You do not have to force grief away or move on and leave loss in the past or leave it back there or cordon it off from every other element of your life.
Instead,
You can notice all the ways that you are expanding and growing around it,
Allowing grief to be this significant part of the greater,
Fuller,
And richer story of your life.
I want to close out by asking you,
Are you a grief grower?
Is this an identity that you would assign to yourself?
And I would suspect the answer is yes.
If one,
You believe,
Even if you can't see it right now,
That you are making progress in the depths or the darkness of loss,
That there is something happening here,
Even if you can't explain why,
Even if that just feels like faith,
Believing without seeing.
If you believe that you're making progress,
Even in the depths of loss,
You might be a grief grower.
Two,
If you understand that grief is with you for the long haul,
That this thing is not going to go away,
And it probably isn't supposed to,
Then you might be a grief grower.
And then finally,
If you know that it is possible to build a beautiful life around loss,
Even if you can't see how right now or why that would be possible for you,
Then you're probably already a grief grower.
And I need you to know,
As more episodes of this podcast come out,
As we grow this garden of grief together,
I am not gonna tell you gotta let things go.

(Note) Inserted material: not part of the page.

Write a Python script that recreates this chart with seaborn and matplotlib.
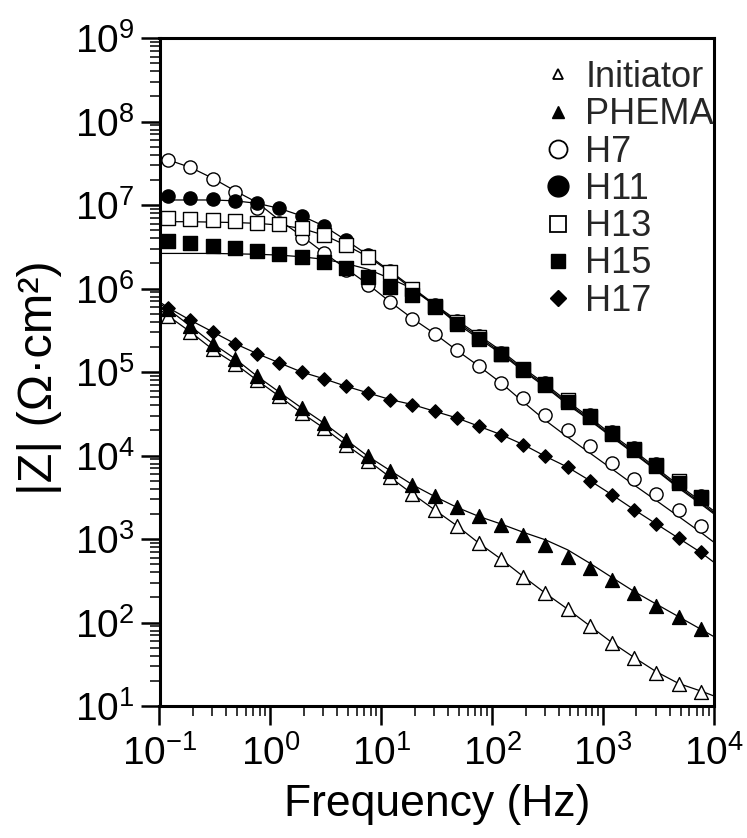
import numpy as np
import pandas as pd
import matplotlib
matplotlib.use("Agg")
import matplotlib.pyplot as plt
import seaborn as sns
from matplotlib.lines import Line2D
from matplotlib.ticker import LogLocator, NullFormatter

# ---------------- data ----------------
freq_hz = [0.120, 0.190, 0.302, 0.479, 0.759, 1.20, 1.91, 3.02, 4.79, 7.59,
           12.0, 19.1, 30.2, 47.9, 75.9, 120, 191, 302, 479, 759,
           1200, 1910, 3020, 4790, 7590]
fit_freq_hz = [0.1] + freq_hz + [10000]

series_names = ["Initiator", "PHEMA", "H7", "H11", "H13", "H15", "H17"]

# measured log10|Z| (Ohm cm^2)
logz_initiator = [5.67, 5.48, 5.27, 5.10, 4.90, 4.71, 4.51, 4.33, 4.13, 3.94, 3.74, 3.54, 3.35,
                  3.16, 2.95, 2.76, 2.55, 2.35, 2.16, 1.96, 1.76, 1.58, 1.40, 1.26, 1.17]
logz_phema = [5.75, 5.55, 5.34, 5.16, 4.95, 4.76, 4.57, 4.39, 4.19, 3.99, 3.82, 3.65, 3.51,
              3.38, 3.27, 3.17, 3.05, 2.93, 2.79, 2.65, 2.51, 2.35, 2.20, 2.07, 1.92]
logz_h7 = [7.54, 7.45, 7.31, 7.15, 6.97, 6.78, 6.60, 6.42, 6.22, 6.04, 5.84, 5.64, 5.46,
           5.26, 5.07, 4.87, 4.69, 4.49, 4.30, 4.11, 3.91, 3.72, 3.54, 3.35, 3.16]
logz_h11 = [7.11, 7.08, 7.07, 7.05, 7.02, 6.96, 6.87, 6.75, 6.58, 6.40, 6.21, 6.00, 5.80,
            5.61, 5.43, 5.23, 5.04, 4.87, 4.67, 4.48, 4.28, 4.09, 3.90, 3.70, 3.51]
logz_h13 = [6.85, 6.83, 6.82, 6.81, 6.79, 6.77, 6.72, 6.64, 6.52, 6.38, 6.20, 5.99, 5.79,
            5.60, 5.42, 5.22, 5.03, 4.86, 4.66, 4.47, 4.27, 4.08, 3.89, 3.69, 3.50]
logz_h15 = [6.57, 6.55, 6.51, 6.48, 6.45, 6.41, 6.38, 6.32, 6.25, 6.14, 6.02, 5.92, 5.78,
            5.58, 5.40, 5.22, 5.02, 4.84, 4.64, 4.46, 4.26, 4.07, 3.87, 3.67, 3.49]
logz_h17 = [5.77, 5.62, 5.48, 5.34, 5.22, 5.11, 5.00, 4.92, 4.83, 4.75, 4.67, 4.61, 4.53,
            4.45, 4.35, 4.25, 4.13, 3.99, 3.86, 3.70, 3.53, 3.35, 3.18, 3.01, 2.84]

# fitted curves log10|Z| at fit_freq_hz
fit_logz_initiator = [5.75, 5.67, 5.48, 5.27, 5.10, 4.90, 4.71, 4.51, 4.33, 4.13, 3.94, 3.74, 3.54,
                      3.35, 3.16, 2.95, 2.76, 2.55, 2.35, 2.16, 1.96, 1.76, 1.58, 1.41, 1.27, 1.18, 1.12]
fit_logz_phema = [5.82, 5.75, 5.55, 5.34, 5.16, 4.95, 4.76, 4.57, 4.39, 4.19, 3.99, 3.82, 3.65,
                  3.51, 3.38, 3.27, 3.18, 3.08, 2.99, 2.87, 2.71, 2.54, 2.37, 2.22, 2.07, 1.92, 1.83]
fit_logz_h7 = [7.57, 7.54, 7.45, 7.32, 7.17, 7.03, 6.82, 6.63, 6.43, 6.24, 6.05, 5.84, 5.64,
               5.46, 5.26, 5.07, 4.87, 4.64, 4.42, 4.22, 4.03, 3.84, 3.645, 3.46, 3.27, 3.08, 2.96]
fit_logz_h11 = [7.06, 7.06, 7.06, 7.06, 7.05, 7.02, 6.96, 6.87, 6.75, 6.58, 6.40, 6.21, 6.01,
                5.81, 5.62, 5.44, 5.255, 5.045, 4.855, 4.645, 4.455, 4.25, 4.055, 3.85, 3.645, 3.455, 3.335]
fit_logz_h13 = [6.80, 6.80, 6.80, 6.795, 6.79, 6.78, 6.76, 6.72, 6.64, 6.52, 6.38, 6.20, 5.99,
                5.80, 5.60, 5.42, 5.235, 5.025, 4.835, 4.625, 4.435, 4.23, 4.035, 3.83, 3.625, 3.435, 3.315]
fit_logz_h15 = [6.42, 6.42, 6.42, 6.42, 6.415, 6.41, 6.40, 6.38, 6.35, 6.30, 6.23, 6.12, 6.00,
                5.80, 5.58, 5.40, 5.22, 5.01, 4.82, 4.61, 4.42, 4.22, 4.02, 3.82, 3.61, 3.42, 3.30]
fit_logz_h17 = [5.84, 5.77, 5.62, 5.48, 5.34, 5.22, 5.11, 5.00, 4.92, 4.83, 4.75, 4.67, 4.61,
                4.53, 4.45, 4.35, 4.25, 4.13, 3.99, 3.86, 3.70, 3.53, 3.35, 3.18, 3.01, 2.84, 2.72]

# ---------------- tables ----------------
points = {
    "Initiator": logz_initiator, "PHEMA": logz_phema, "H7": logz_h7, "H11": logz_h11,
    "H13": logz_h13, "H15": logz_h15, "H17": logz_h17,
}
fits = {
    "Initiator": fit_logz_initiator, "PHEMA": fit_logz_phema, "H7": fit_logz_h7,
    "H11": fit_logz_h11, "H13": fit_logz_h13, "H15": fit_logz_h15, "H17": fit_logz_h17,
}
pts_df = pd.concat([pd.DataFrame({"series": n, "freq": freq_hz, "Z": 10 ** np.array(points[n])})
                    for n in series_names], ignore_index=True)
fit_df = pd.concat([pd.DataFrame({"series": n, "freq": fit_freq_hz, "Z": 10 ** np.array(fits[n])})
                    for n in series_names], ignore_index=True)

# marker styles: (marker, face, scatter size, legend size)
style = {
    "Initiator": ("^", "white", 100, 6.5),
    "PHEMA": ("^", "black", 100, 8),
    "H7": ("o", "white", 90, 13),
    "H11": ("o", "black", 90, 15),
    "H13": ("s", "white", 95, 11),
    "H15": ("s", "black", 95, 10),
    "H17": ("D", "black", 46, 8.5),
}
draw_order = ["H17", "H7", "H11", "H13", "H15", "Initiator", "PHEMA"]

# ---------------- plot ----------------
sns.set_theme(style="ticks")
plt.rcParams["font.family"] = ["Liberation Sans", "DejaVu Sans"]
plt.rcParams["mathtext.fontset"] = "custom"
plt.rcParams["mathtext.rm"] = "Liberation Sans"
plt.rcParams["mathtext.it"] = "Liberation Sans:italic"
plt.rcParams["mathtext.bf"] = "Liberation Sans:bold"

W, H = 747, 838
fig = plt.figure(figsize=(W / 100, H / 100), dpi=100)
fig.patch.set_facecolor("white")
left, right, top, bottom = 159.5, 714, 38, 706
ax = fig.add_axes([left / W, 1 - bottom / H, (right - left) / W, (bottom - top) / H])
ax.set_facecolor("white")
ax.set_xscale("log")
ax.set_yscale("log")

for n in series_names:
    sub = fit_df[fit_df["series"] == n]
    sns.lineplot(data=sub, x="freq", y="Z", color="black", linewidth=0.9,
                 estimator=None, sort=False, legend=False, ax=ax, zorder=2)

for i, n in enumerate(draw_order):
    sub = pts_df[pts_df["series"] == n]
    m, face, s, _ = style[n]
    sns.scatterplot(data=sub, x="freq", y="Z", marker=m, s=s, color=face,
                    edgecolor="black", linewidth=1.0, legend=False, ax=ax, zorder=3 + i)

ax.set_xlim(0.1, 1e4)
ax.set_ylim(10, 1e9)

ax.xaxis.set_major_locator(LogLocator(base=10, numticks=20))
ax.yaxis.set_major_locator(LogLocator(base=10, numticks=20))
ax.xaxis.set_minor_locator(LogLocator(base=10, subs=np.arange(2, 10) * 1.0, numticks=100))
ax.yaxis.set_minor_locator(LogLocator(base=10, subs=np.arange(2, 10) * 1.0, numticks=100))
ax.xaxis.set_minor_formatter(NullFormatter())
ax.yaxis.set_minor_formatter(NullFormatter())

ax.tick_params(which="major", direction="out", length=14, width=1.8, labelsize=28,
               color="black", labelcolor="black", top=False, right=False)
ax.tick_params(which="minor", direction="out", length=7, width=1.1, color="black",
               top=False, right=False)
ax.tick_params(axis="x", which="major", pad=7)
ax.tick_params(axis="y", which="major", pad=4)

for sp in ax.spines.values():
    sp.set_linewidth(2.2)
    sp.set_color("black")
    sp.set_visible(True)

ax.set_xlabel("Frequency (Hz)", fontsize=32, color="black", labelpad=8)
ax.set_ylabel("|Z| (Ω·cm²)", fontsize=35, color="black")
ax.yaxis.set_label_coords(-0.176, 0.491)

handles = []
for n in series_names:
    m, face, _, ms = style[n]
    handles.append(Line2D([], [], linestyle="none", marker=m, markersize=ms,
                          markerfacecolor=face, markeredgecolor="black",
                          markeredgewidth=1.3 if face == "white" else 1.0, label=n))
ax.legend(handles=handles, loc="upper left", bbox_to_anchor=(0.6799, 0.978),
          frameon=False, fontsize=26, handlelength=0.8, handletextpad=0.35,
          labelspacing=0.064, borderaxespad=0.0, borderpad=0.2)

fig.savefig("out.png", dpi=100, facecolor="white")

This is not the space for that,
Regardless of what society or the media or your friends and family tell you.
You do not have to meet any single person or any large forces expectations for how you grieve.
You get the autonomy and the power to carry grief with you in a way that makes sense for your loss,
And a way that makes space for your loss,
As well as everything else that makes up the grand ever-evolving garden of your own life.
You get to decide what goes there.
You get to decide what stays there,
And for how long,
And how you want to honor the things that cannot be moved or uprooted.
And as we close this out here,
I want to say I am so,
So honored to have you here for this first episode of Grief Grower,
And for all of our episodes to come.
There are so many ways that we grieve,
And there are so many ways that we can honor our grief and grow with it,
Instead of trying to,
As society continues to tell us or demand of us,
To push it down,
To stuff it away,
To get over it,
To let go,
To find closure,
And to move on already.
It is simply not a sustainable way to live.
And I am just so grateful to share space and time with you each week.
This is the place where we're gonna grow through grief together.